- **Work to be completed**: Every line from the start of the records through the line with "inner sep=0pt, minimum" is to be written out exactly; pictures are not.

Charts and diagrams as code
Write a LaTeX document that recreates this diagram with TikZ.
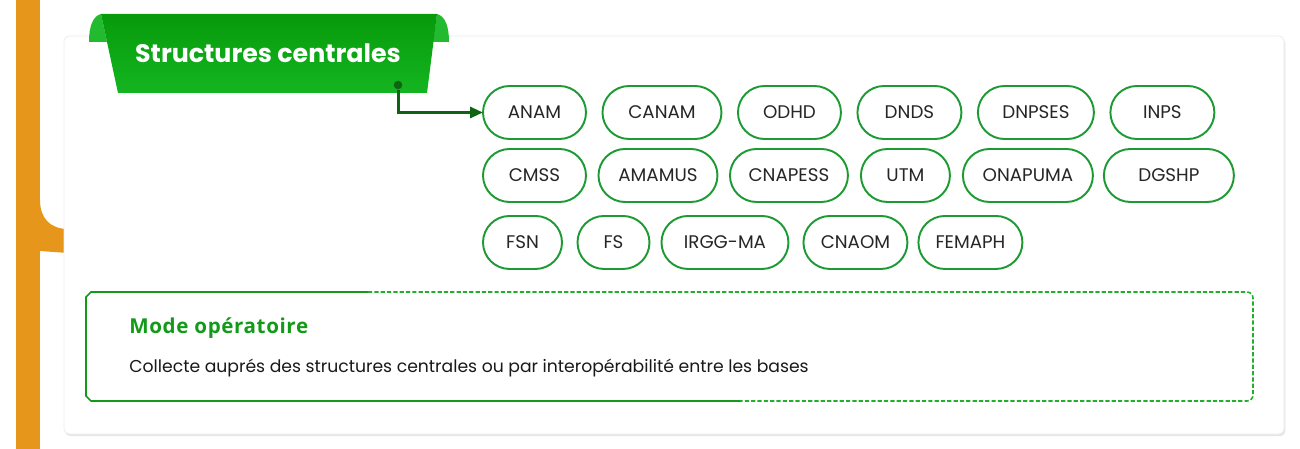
\documentclass[tikz,border=0pt]{standalone}
\usepackage{fontspec}
\setmainfont{Poppins}
\newfontfamily\headfont[LetterSpace=3]{Open Sans}
\usetikzlibrary{positioning, arrows.meta, shadows}

\definecolor{barorange}{HTML}{E6961A}
\definecolor{bandark}{HTML}{079A0B}
\definecolor{banlight}{HTML}{14B521}
\definecolor{banear}{HTML}{22BA2E}
\definecolor{pillgreen}{HTML}{1E9A35}
\definecolor{linkgreen}{HTML}{0E6413}
\definecolor{modegreen}{HTML}{129A18}
\definecolor{dashgreen}{HTML}{22B02B}

\begin{document}
\begin{tikzpicture}[
      x=0.02cm, y=-0.02cm,
      pill/.style={draw=pillgreen, line width=1.1pt, rounded corners=0.53cm,
      minimum height=1.06cm, inner sep=0pt, outer sep=0pt, fill=white,
      font=\fontsize{10.4}{12}\selectfont, text=black!85},
      card/.style={fill=white, draw=black!7, line width=0.5pt, rounded corners=0.1cm,
      drop shadow={opacity=0.2, shadow xshift=0.7pt, shadow yshift=-1.2pt}},
      link/.style={linkgreen, line width=1.7pt,
      -{Triangle[length=2.6mm, width=2.2mm]}},
      solidedge/.style={modegreen, line width=0.9pt},
      dashedge/.style={dashgreen, line width=0.9pt, dash pattern=on 2.4pt off 1.2pt}
    ]
    \useasboundingbox (0,0) rectangle (1300,449);

    % timeline bar on the left
    \fill[barorange] (16,0) rectangle (40,449);
    \fill[barorange] (40,200) .. controls (40,218) and (50,229) .. (68,229)
      -- (68,253) -- (40,251) -- cycle;

    % card
    \path[card] (64,36) rectangle (1284,434);

    % banner with its folded ears
    \fill[banear] (107,42) -- (89,42) .. controls (89,26) and (93,16) .. (101,14) -- cycle;
    \fill[banear] (433,42) -- (449,42) .. controls (449,26) and (445,16) .. (437,14) -- cycle;
    \shade[top color=bandark, bottom color=banlight]
      (101,14) -- (437,14) -- (427,93) -- (118,93) -- cycle;
    \node[anchor=base, text=white, font=\fontsize{14.4}{16}\selectfont\bfseries]
      (bannertitle) at (268,63) {Structures centrales};
    \node[circle, fill=linkgreen, inner sep=0pt, minimum size=0.17cm] (dot) at (398,85) {};

    % first row
    \node[pill, minimum width=2.06cm] (ANAM) at (534.5,112.5) {ANAM};
    \node[pill, minimum width=2.38cm, right=0.33cm of ANAM] (CANAM) {CANAM};
    \node[pill, minimum width=2.06cm, right=0.33cm of CANAM] (ODHD) {ODHD};
    \node[pill, minimum width=2.08cm, right=0.33cm of ODHD] (DNDS) {DNDS};
    \node[pill, minimum width=2.32cm, right=0.33cm of DNDS] (DNPSES) {DNPSES};
    \node[pill, minimum width=2.08cm, right=0.33cm of DNPSES] (INPS) {INPS};

    % second row
    \node[pill, minimum width=2.06cm, below=0.2cm of ANAM] (CMSS) {CMSS};
    \node[pill, minimum width=2.38cm, right=0.25cm of CMSS] (AMAMUS) {AMAMUS};
    \node[pill, minimum width=2.36cm, right=0.25cm of AMAMUS] (CNAPESS) {CNAPESS};
    \node[pill, minimum width=1.78cm, right=0.26cm of CNAPESS] (UTM) {UTM};
    \node[pill, minimum width=2.60cm, right=0.26cm of UTM] (ONAPUMA) {ONAPUMA};
    \node[pill, minimum width=2.60cm, right=0.22cm of ONAPUMA] (DGSHP) {DGSHP};

    % third row
    \node[pill, minimum width=1.58cm, below=0.28cm of CMSS.south west,
      anchor=north west] (FSN) {FSN};
    \node[pill, minimum width=1.44cm, right=0.31cm of FSN] (FS) {FS};
    \node[pill, minimum width=2.54cm, right=0.24cm of FS] (IRGGMA) {IRGG-MA};
    \node[pill, minimum width=2.08cm, right=0.3cm of IRGGMA] (CNAOM) {CNAOM};
    \node[pill, minimum width=2.08cm, right=0.22cm of CNAOM] (FEMAPH) {FEMAPH};

    \draw[link] (dot) |- (ANAM.west);

    % mode operatoire box
    \draw[dashedge, rounded corners=0.12cm]
      (368,292) -- (1253,292) -- (1253,401) -- (740,401);
    \draw[solidedge] (368,292) -- (91,292) -- (86,297) -- (86,396)
      -- (91,401) -- (740,401);
    \node[anchor=base west, inner sep=0pt, text=modegreen,
      font=\headfont\fontsize{11.7}{13}\selectfont\bfseries]
      (modetitle) at (129,333) {Mode opératoire};
    \node[anchor=base west, inner sep=0pt, text=black!90,
      font=\fontsize{9.8}{11}\selectfont]
      (modetext) at (129,372)
      {Collecte auprés des structures centrales ou par interopérabilité entre les bases};
  \end{tikzpicture}
\end{document}
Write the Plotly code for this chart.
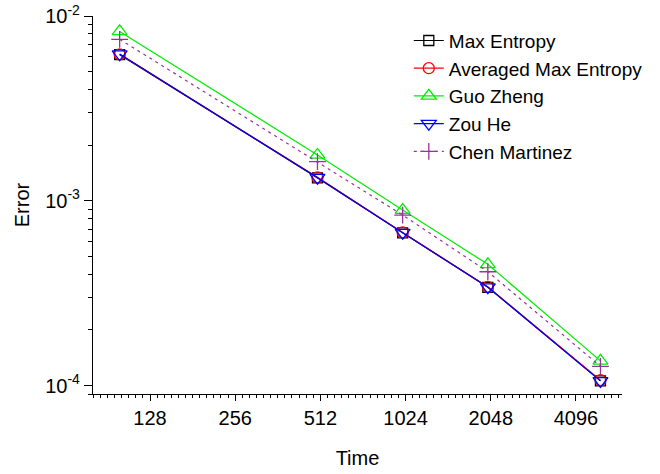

- **Output for this exercise**:
Write a LaTeX document that recreates this diagram with TikZ.
\documentclass[tikz,border=0pt]{standalone}
\usepackage{fontspec}
\setmainfont{Poppins}
\newfontfamily\headfont[LetterSpace=3]{Open Sans}
\usetikzlibrary{positioning, arrows.meta, shadows}

\definecolor{barorange}{HTML}{E6961A}
\definecolor{bandark}{HTML}{079A0B}
\definecolor{banlight}{HTML}{14B521}
\definecolor{banear}{HTML}{22BA2E}
\definecolor{pillgreen}{HTML}{1E9A35}
\definecolor{linkgreen}{HTML}{0E6413}
\definecolor{modegreen}{HTML}{129A18}
\definecolor{dashgreen}{HTML}{22B02B}

\begin{document}
\begin{tikzpicture}[
      x=0.02cm, y=-0.02cm,
      pill/.style={draw=pillgreen, line width=1.1pt, rounded corners=0.53cm,
      minimum height=1.06cm, inner sep=0pt, outer sep=0pt, fill=white,
      font=\fontsize{10.4}{12}\selectfont, text=black!85},
      card/.style={fill=white, draw=black!7, line width=0.5pt, rounded corners=0.1cm,
      drop shadow={opacity=0.2, shadow xshift=0.7pt, shadow yshift=-1.2pt}},
      link/.style={linkgreen, line width=1.7pt,
      -{Triangle[length=2.6mm, width=2.2mm]}},
      solidedge/.style={modegreen, line width=0.9pt},
      dashedge/.style={dashgreen, line width=0.9pt, dash pattern=on 2.4pt off 1.2pt}
    ]
    \useasboundingbox (0,0) rectangle (1300,449);

    % timeline bar on the left
    \fill[barorange] (16,0) rectangle (40,449);
    \fill[barorange] (40,200) .. controls (40,218) and (50,229) .. (68,229)
      -- (68,253) -- (40,251) -- cycle;

    % card
    \path[card] (64,36) rectangle (1284,434);

    % banner with its folded ears
    \fill[banear] (107,42) -- (89,42) .. controls (89,26) and (93,16) .. (101,14) -- cycle;
    \fill[banear] (433,42) -- (449,42) .. controls (449,26) and (445,16) .. (437,14) -- cycle;
    \shade[top color=bandark, bottom color=banlight]
      (101,14) -- (437,14) -- (427,93) -- (118,93) -- cycle;
    \node[anchor=base, text=white, font=\fontsize{14.4}{16}\selectfont\bfseries]
      (bannertitle) at (268,63) {Structures centrales};
    \node[circle, fill=linkgreen, inner sep=0pt, minimum size=0.17cm] (dot) at (398,85) {};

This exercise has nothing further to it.